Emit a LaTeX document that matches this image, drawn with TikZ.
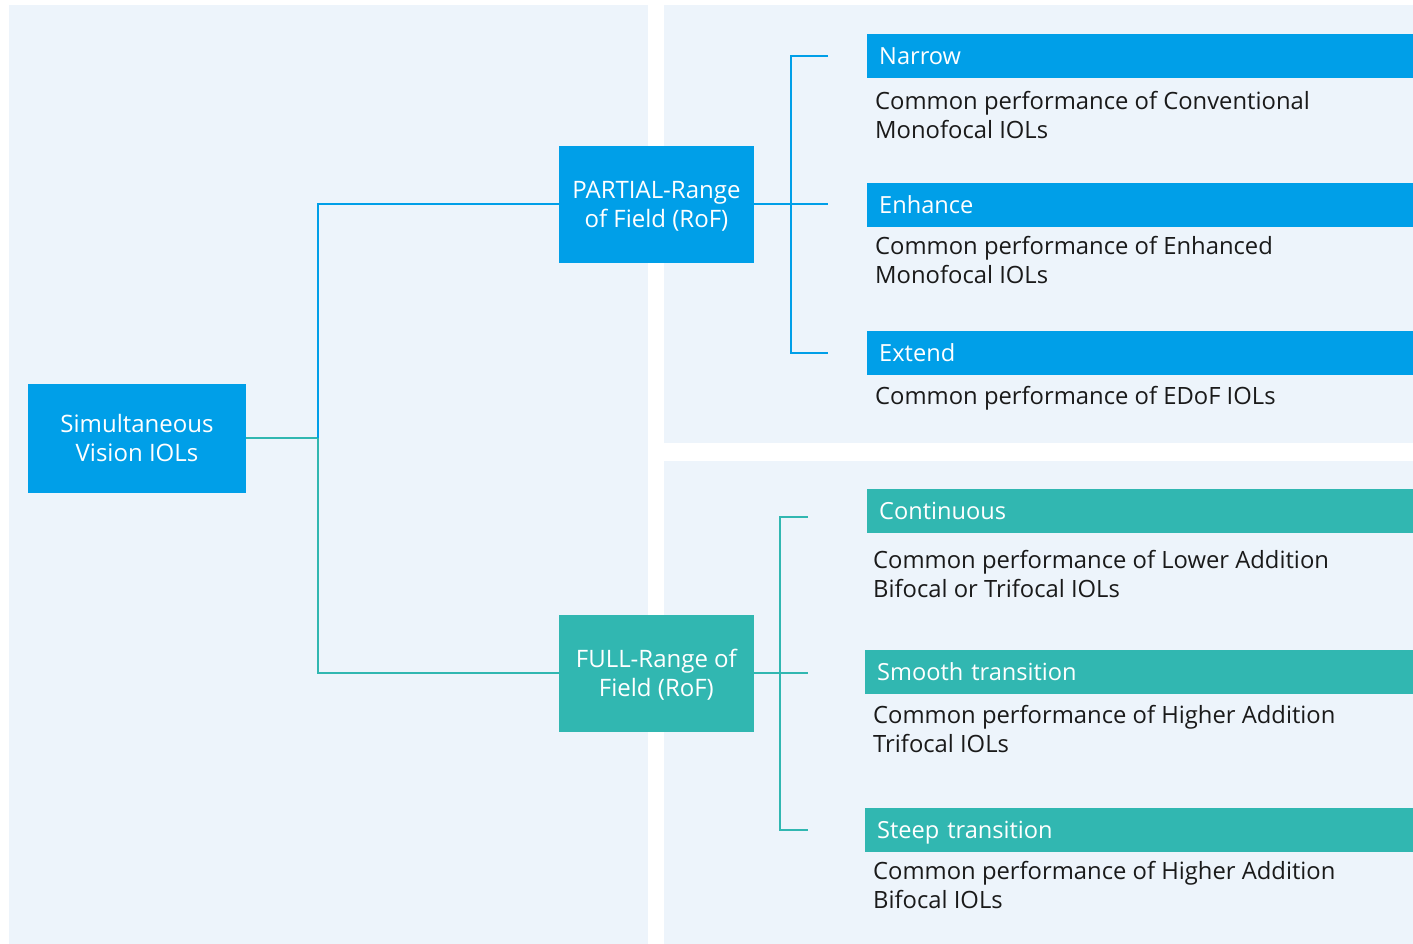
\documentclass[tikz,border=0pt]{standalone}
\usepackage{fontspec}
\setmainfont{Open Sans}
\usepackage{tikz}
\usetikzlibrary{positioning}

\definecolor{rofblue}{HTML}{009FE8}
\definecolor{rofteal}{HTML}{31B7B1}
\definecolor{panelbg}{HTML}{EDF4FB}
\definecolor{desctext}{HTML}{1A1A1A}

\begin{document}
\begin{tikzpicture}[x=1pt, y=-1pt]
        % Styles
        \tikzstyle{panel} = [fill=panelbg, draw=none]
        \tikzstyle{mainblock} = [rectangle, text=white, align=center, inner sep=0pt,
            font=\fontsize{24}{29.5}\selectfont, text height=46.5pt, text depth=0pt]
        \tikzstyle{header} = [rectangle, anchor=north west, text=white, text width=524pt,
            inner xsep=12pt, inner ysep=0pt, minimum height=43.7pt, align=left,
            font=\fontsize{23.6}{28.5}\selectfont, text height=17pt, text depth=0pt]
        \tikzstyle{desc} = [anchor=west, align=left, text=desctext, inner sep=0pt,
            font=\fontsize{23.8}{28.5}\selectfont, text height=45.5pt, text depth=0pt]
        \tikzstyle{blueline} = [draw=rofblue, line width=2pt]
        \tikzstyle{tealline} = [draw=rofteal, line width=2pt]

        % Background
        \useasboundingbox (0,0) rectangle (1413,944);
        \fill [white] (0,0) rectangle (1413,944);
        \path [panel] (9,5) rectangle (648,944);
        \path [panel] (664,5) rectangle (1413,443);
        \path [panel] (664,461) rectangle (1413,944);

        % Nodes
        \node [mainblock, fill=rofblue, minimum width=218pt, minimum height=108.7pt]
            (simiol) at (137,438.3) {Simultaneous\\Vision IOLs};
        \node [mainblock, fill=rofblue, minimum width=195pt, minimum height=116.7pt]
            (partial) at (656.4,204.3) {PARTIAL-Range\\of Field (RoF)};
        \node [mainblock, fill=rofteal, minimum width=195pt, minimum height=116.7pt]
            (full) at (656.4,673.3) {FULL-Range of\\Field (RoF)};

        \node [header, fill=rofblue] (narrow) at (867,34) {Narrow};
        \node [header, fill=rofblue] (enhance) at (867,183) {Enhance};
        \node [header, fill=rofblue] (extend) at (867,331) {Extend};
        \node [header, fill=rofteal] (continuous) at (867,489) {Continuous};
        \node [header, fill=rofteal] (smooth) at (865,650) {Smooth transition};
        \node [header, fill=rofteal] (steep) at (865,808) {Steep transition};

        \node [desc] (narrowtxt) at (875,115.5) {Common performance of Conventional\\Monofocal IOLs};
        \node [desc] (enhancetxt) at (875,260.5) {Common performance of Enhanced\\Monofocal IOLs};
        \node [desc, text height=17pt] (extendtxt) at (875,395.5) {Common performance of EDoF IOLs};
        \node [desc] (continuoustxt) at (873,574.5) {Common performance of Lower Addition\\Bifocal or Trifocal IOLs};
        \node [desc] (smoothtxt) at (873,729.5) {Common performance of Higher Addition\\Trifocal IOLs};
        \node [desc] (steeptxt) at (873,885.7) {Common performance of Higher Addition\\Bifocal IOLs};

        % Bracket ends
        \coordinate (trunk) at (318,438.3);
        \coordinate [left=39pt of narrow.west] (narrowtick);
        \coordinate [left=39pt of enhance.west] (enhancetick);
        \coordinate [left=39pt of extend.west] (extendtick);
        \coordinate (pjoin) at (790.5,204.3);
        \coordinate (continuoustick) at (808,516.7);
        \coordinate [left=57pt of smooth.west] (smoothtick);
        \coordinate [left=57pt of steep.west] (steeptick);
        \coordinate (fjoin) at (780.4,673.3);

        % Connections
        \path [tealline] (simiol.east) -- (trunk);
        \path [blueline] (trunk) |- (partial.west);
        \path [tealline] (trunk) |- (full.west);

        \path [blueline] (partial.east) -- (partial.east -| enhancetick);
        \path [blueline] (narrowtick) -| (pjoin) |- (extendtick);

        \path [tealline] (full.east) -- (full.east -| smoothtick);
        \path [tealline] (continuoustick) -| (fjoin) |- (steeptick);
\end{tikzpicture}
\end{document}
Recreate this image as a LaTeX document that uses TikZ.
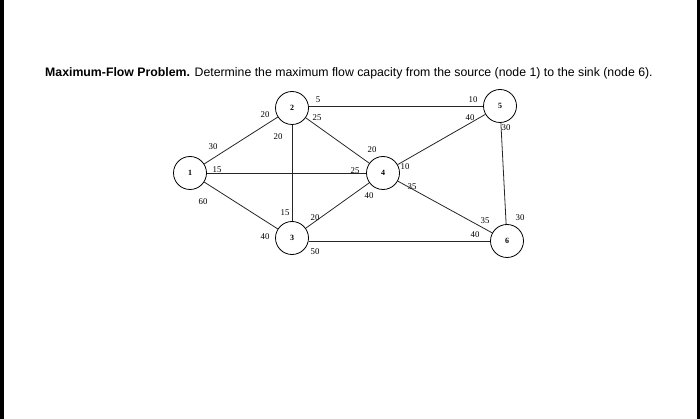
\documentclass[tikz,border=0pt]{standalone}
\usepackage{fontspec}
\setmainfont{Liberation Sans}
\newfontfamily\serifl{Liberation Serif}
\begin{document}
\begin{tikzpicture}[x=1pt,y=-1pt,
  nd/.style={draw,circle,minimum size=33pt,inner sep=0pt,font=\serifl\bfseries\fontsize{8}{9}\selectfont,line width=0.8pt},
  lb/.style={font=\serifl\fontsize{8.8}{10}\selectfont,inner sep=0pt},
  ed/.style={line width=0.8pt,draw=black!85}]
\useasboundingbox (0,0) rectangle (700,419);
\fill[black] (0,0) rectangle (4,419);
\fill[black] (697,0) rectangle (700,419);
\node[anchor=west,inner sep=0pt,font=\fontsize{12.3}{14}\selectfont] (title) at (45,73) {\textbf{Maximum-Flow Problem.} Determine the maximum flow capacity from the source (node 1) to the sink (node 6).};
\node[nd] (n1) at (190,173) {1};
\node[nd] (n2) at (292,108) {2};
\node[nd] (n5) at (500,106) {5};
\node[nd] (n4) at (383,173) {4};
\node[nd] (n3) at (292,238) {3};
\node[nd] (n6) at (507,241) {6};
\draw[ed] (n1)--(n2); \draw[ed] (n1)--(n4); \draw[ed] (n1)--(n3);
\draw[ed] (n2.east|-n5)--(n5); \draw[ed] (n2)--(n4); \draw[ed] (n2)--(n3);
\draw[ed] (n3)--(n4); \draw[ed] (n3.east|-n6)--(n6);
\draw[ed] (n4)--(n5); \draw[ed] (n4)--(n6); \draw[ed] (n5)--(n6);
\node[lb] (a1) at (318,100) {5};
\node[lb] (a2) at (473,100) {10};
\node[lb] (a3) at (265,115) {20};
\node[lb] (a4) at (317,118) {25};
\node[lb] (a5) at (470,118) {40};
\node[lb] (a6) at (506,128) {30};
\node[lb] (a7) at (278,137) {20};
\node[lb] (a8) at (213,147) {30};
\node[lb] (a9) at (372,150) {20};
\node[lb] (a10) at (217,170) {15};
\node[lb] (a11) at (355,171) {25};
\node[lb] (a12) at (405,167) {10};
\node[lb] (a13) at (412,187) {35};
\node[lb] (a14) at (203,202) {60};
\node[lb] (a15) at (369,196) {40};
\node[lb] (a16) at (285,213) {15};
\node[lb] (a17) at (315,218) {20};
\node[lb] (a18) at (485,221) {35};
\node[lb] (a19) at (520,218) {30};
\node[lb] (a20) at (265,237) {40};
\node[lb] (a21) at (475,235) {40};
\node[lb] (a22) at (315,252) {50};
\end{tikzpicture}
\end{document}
* * * * * * *
§ **What this task involves**
Return all of the entries exactly as written, but drop any pictures they hold.

§ **Exercise output**
Emit a LaTeX document that matches this image, drawn with TikZ.
\documentclass[tikz,border=0pt]{standalone}
\usepackage{fontspec}
\setmainfont{Open Sans}
\usepackage{tikz}
\usetikzlibrary{positioning}

\definecolor{rofblue}{HTML}{009FE8}
\definecolor{rofteal}{HTML}{31B7B1}
\definecolor{panelbg}{HTML}{EDF4FB}
\definecolor{desctext}{HTML}{1A1A1A}

\begin{document}
\begin{tikzpicture}[x=1pt, y=-1pt]
        % Styles
        \tikzstyle{panel} = [fill=panelbg, draw=none]
        \tikzstyle{mainblock} = [rectangle, text=white, align=center, inner sep=0pt,
            font=\fontsize{24}{29.5}\selectfont, text height=46.5pt, text depth=0pt]
        \tikzstyle{header} = [rectangle, anchor=north west, text=white, text width=524pt,
            inner xsep=12pt, inner ysep=0pt, minimum height=43.7pt, align=left,
            font=\fontsize{23.6}{28.5}\selectfont, text height=17pt, text depth=0pt]
        \tikzstyle{desc} = [anchor=west, align=left, text=desctext, inner sep=0pt,
            font=\fontsize{23.8}{28.5}\selectfont, text height=45.5pt, text depth=0pt]
        \tikzstyle{blueline} = [draw=rofblue, line width=2pt]
        \tikzstyle{tealline} = [draw=rofteal, line width=2pt]

        % Background
        \useasboundingbox (0,0) rectangle (1413,944);
        \fill [white] (0,0) rectangle (1413,944);
        \path [panel] (9,5) rectangle (648,944);
        \path [panel] (664,5) rectangle (1413,443);
        \path [panel] (664,461) rectangle (1413,944);

        % Nodes
        \node [mainblock, fill=rofblue, minimum width=218pt, minimum height=108.7pt]
            (simiol) at (137,438.3) {Simultaneous\\Vision IOLs};
        \node [mainblock, fill=rofblue, minimum width=195pt, minimum height=116.7pt]
            (partial) at (656.4,204.3) {PARTIAL-Range\\of Field (RoF)};
        \node [mainblock, fill=rofteal, minimum width=195pt, minimum height=116.7pt]
            (full) at (656.4,673.3) {FULL-Range of\\Field (RoF)};

        \node [header, fill=rofblue] (narrow) at (867,34) {Narrow};
        \node [header, fill=rofblue] (enhance) at (867,183) {Enhance};
        \node [header, fill=rofblue] (extend) at (867,331) {Extend};
        \node [header, fill=rofteal] (continuous) at (867,489) {Continuous};
        \node [header, fill=rofteal] (smooth) at (865,650) {Smooth transition};
        \node [header, fill=rofteal] (steep) at (865,808) {Steep transition};

        \node [desc] (narrowtxt) at (875,115.5) {Common performance of Conventional\\Monofocal IOLs};
        \node [desc] (enhancetxt) at (875,260.5) {Common performance of Enhanced\\Monofocal IOLs};
        \node [desc, text height=17pt] (extendtxt) at (875,395.5) {Common performance of EDoF IOLs};
        \node [desc] (continuoustxt) at (873,574.5) {Common performance of Lower Addition\\Bifocal or Trifocal IOLs};
        \node [desc] (smoothtxt) at (873,729.5) {Common performance of Higher Addition\\Trifocal IOLs};
        \node [desc] (steeptxt) at (873,885.7) {Common performance of Higher Addition\\Bifocal IOLs};

        % Bracket ends
        \coordinate (trunk) at (318,438.3);
        \coordinate [left=39pt of narrow.west] (narrowtick);
        \coordinate [left=39pt of enhance.west] (enhancetick);
        \coordinate [left=39pt of extend.west] (extendtick);
        \coordinate (pjoin) at (790.5,204.3);
        \coordinate (continuoustick) at (808,516.7);
        \coordinate [left=57pt of smooth.west] (smoothtick);
        \coordinate [left=57pt of steep.west] (steeptick);
        \coordinate (fjoin) at (780.4,673.3);

        % Connections
        \path [tealline] (simiol.east) -- (trunk);
        \path [blueline] (trunk) |- (partial.west);
        \path [tealline] (trunk) |- (full.west);

        \path [blueline] (partial.east) -- (partial.east -| enhancetick);
        \path [blueline] (narrowtick) -| (pjoin) |- (extendtick);

        \path [tealline] (full.east) -- (full.east -| smoothtick);
        \path [tealline] (continuoustick) -| (fjoin) |- (steeptick);
\end{tikzpicture}
\end{document}
Recreate this image as a LaTeX document that uses TikZ.
\documentclass[tikz,border=0pt]{standalone}
\usepackage{fontspec}
\setmainfont{Liberation Sans}
\newfontfamily\serifl{Liberation Serif}
\begin{document}
\begin{tikzpicture}[x=1pt,y=-1pt,
  nd/.style={draw,circle,minimum size=33pt,inner sep=0pt,font=\serifl\bfseries\fontsize{8}{9}\selectfont,line width=0.8pt},
  lb/.style={font=\serifl\fontsize{8.8}{10}\selectfont,inner sep=0pt},
  ed/.style={line width=0.8pt,draw=black!85}]
\useasboundingbox (0,0) rectangle (700,419);
\fill[black] (0,0) rectangle (4,419);
\fill[black] (697,0) rectangle (700,419);
\node[anchor=west,inner sep=0pt,font=\fontsize{12.3}{14}\selectfont] (title) at (45,73) {\textbf{Maximum-Flow Problem.} Determine the maximum flow capacity from the source (node 1) to the sink (node 6).};
\node[nd] (n1) at (190,173) {1};
\node[nd] (n2) at (292,108) {2};
\node[nd] (n5) at (500,106) {5};
\node[nd] (n4) at (383,173) {4};
\node[nd] (n3) at (292,238) {3};
\node[nd] (n6) at (507,241) {6};
\draw[ed] (n1)--(n2); \draw[ed] (n1)--(n4); \draw[ed] (n1)--(n3);
\draw[ed] (n2.east|-n5)--(n5); \draw[ed] (n2)--(n4); \draw[ed] (n2)--(n3);
\draw[ed] (n3)--(n4); \draw[ed] (n3.east|-n6)--(n6);
\draw[ed] (n4)--(n5); \draw[ed] (n4)--(n6); \draw[ed] (n5)--(n6);
\node[lb] (a1) at (318,100) {5};
\node[lb] (a2) at (473,100) {10};
\node[lb] (a3) at (265,115) {20};
\node[lb] (a4) at (317,118) {25};
\node[lb] (a5) at (470,118) {40};
\node[lb] (a6) at (506,128) {30};
\node[lb] (a7) at (278,137) {20};
\node[lb] (a8) at (213,147) {30};
\node[lb] (a9) at (372,150) {20};
\node[lb] (a10) at (217,170) {15};
\node[lb] (a11) at (355,171) {25};
\node[lb] (a12) at (405,167) {10};
\node[lb] (a13) at (412,187) {35};
\node[lb] (a14) at (203,202) {60};
\node[lb] (a15) at (369,196) {40};
\node[lb] (a16) at (285,213) {15};
\node[lb] (a17) at (315,218) {20};
\node[lb] (a18) at (485,221) {35};
\node[lb] (a19) at (520,218) {30};
\node[lb] (a20) at (265,237) {40};
\node[lb] (a21) at (475,235) {40};
\node[lb] (a22) at (315,252) {50};
\end{tikzpicture}
\end{document}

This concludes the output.